** Begin Dataset content **

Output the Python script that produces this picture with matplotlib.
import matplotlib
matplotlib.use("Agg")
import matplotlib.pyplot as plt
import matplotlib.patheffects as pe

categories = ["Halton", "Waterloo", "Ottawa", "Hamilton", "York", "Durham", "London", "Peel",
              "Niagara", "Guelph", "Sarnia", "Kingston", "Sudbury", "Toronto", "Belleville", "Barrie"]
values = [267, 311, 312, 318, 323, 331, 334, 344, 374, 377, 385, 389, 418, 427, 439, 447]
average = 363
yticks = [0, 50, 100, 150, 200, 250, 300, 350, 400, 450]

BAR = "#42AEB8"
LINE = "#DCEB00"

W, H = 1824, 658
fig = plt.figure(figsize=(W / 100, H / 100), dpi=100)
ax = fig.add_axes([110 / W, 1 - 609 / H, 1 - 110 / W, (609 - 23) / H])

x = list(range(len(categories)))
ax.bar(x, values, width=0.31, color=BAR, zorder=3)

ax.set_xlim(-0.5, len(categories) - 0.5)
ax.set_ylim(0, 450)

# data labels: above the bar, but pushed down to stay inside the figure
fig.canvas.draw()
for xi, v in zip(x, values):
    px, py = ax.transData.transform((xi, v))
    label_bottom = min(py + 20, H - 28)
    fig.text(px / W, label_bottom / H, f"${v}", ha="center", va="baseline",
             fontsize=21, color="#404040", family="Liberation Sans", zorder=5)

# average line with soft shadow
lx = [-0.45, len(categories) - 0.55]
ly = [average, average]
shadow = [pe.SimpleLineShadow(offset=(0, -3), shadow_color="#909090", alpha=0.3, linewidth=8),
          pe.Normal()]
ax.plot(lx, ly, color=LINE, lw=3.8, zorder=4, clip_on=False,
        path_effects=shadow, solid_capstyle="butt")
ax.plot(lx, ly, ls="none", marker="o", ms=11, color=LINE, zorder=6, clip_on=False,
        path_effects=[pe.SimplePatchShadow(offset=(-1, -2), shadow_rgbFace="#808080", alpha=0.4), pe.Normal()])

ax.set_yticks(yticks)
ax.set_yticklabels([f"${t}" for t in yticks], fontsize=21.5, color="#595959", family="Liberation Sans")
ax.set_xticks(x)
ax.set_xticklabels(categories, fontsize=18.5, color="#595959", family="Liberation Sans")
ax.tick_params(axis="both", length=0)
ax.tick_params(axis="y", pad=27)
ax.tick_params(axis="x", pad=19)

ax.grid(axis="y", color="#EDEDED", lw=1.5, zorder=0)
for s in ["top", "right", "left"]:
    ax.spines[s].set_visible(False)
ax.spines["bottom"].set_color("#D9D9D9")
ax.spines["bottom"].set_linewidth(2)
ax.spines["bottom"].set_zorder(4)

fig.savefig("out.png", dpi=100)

** End Dataset content **

◆ **Written task**
Type out the full listing again, exactly as given.

◆ **Solution for this problem**
Output the Python script that produces this picture with matplotlib.
import matplotlib
matplotlib.use("Agg")
import matplotlib.pyplot as plt
import matplotlib.patheffects as pe

categories = ["Halton", "Waterloo", "Ottawa", "Hamilton", "York", "Durham", "London", "Peel",
              "Niagara", "Guelph", "Sarnia", "Kingston", "Sudbury", "Toronto", "Belleville", "Barrie"]
values = [267, 311, 312, 318, 323, 331, 334, 344, 374, 377, 385, 389, 418, 427, 439, 447]
average = 363
yticks = [0, 50, 100, 150, 200, 250, 300, 350, 400, 450]

BAR = "#42AEB8"
LINE = "#DCEB00"

W, H = 1824, 658
fig = plt.figure(figsize=(W / 100, H / 100), dpi=100)
ax = fig.add_axes([110 / W, 1 - 609 / H, 1 - 110 / W, (609 - 23) / H])

x = list(range(len(categories)))
ax.bar(x, values, width=0.31, color=BAR, zorder=3)

ax.set_xlim(-0.5, len(categories) - 0.5)
ax.set_ylim(0, 450)

# data labels: above the bar, but pushed down to stay inside the figure
fig.canvas.draw()
for xi, v in zip(x, values):
    px, py = ax.transData.transform((xi, v))
    label_bottom = min(py + 20, H - 28)
    fig.text(px / W, label_bottom / H, f"${v}", ha="center", va="baseline",
             fontsize=21, color="#404040", family="Liberation Sans", zorder=5)

# average line with soft shadow
lx = [-0.45, len(categories) - 0.55]
ly = [average, average]
shadow = [pe.SimpleLineShadow(offset=(0, -3), shadow_color="#909090", alpha=0.3, linewidth=8),
          pe.Normal()]
ax.plot(lx, ly, color=LINE, lw=3.8, zorder=4, clip_on=False,
        path_effects=shadow, solid_capstyle="butt")
ax.plot(lx, ly, ls="none", marker="o", ms=11, color=LINE, zorder=6, clip_on=False,
        path_effects=[pe.SimplePatchShadow(offset=(-1, -2), shadow_rgbFace="#808080", alpha=0.4), pe.Normal()])

ax.set_yticks(yticks)
ax.set_yticklabels([f"${t}" for t in yticks], fontsize=21.5, color="#595959", family="Liberation Sans")
ax.set_xticks(x)
ax.set_xticklabels(categories, fontsize=18.5, color="#595959", family="Liberation Sans")
ax.tick_params(axis="both", length=0)
ax.tick_params(axis="y", pad=27)
ax.tick_params(axis="x", pad=19)

ax.grid(axis="y", color="#EDEDED", lw=1.5, zorder=0)
for s in ["top", "right", "left"]:
    ax.spines[s].set_visible(False)
ax.spines["bottom"].set_color("#D9D9D9")
ax.spines["bottom"].set_linewidth(2)
ax.spines["bottom"].set_zorder(4)

fig.savefig("out.png", dpi=100)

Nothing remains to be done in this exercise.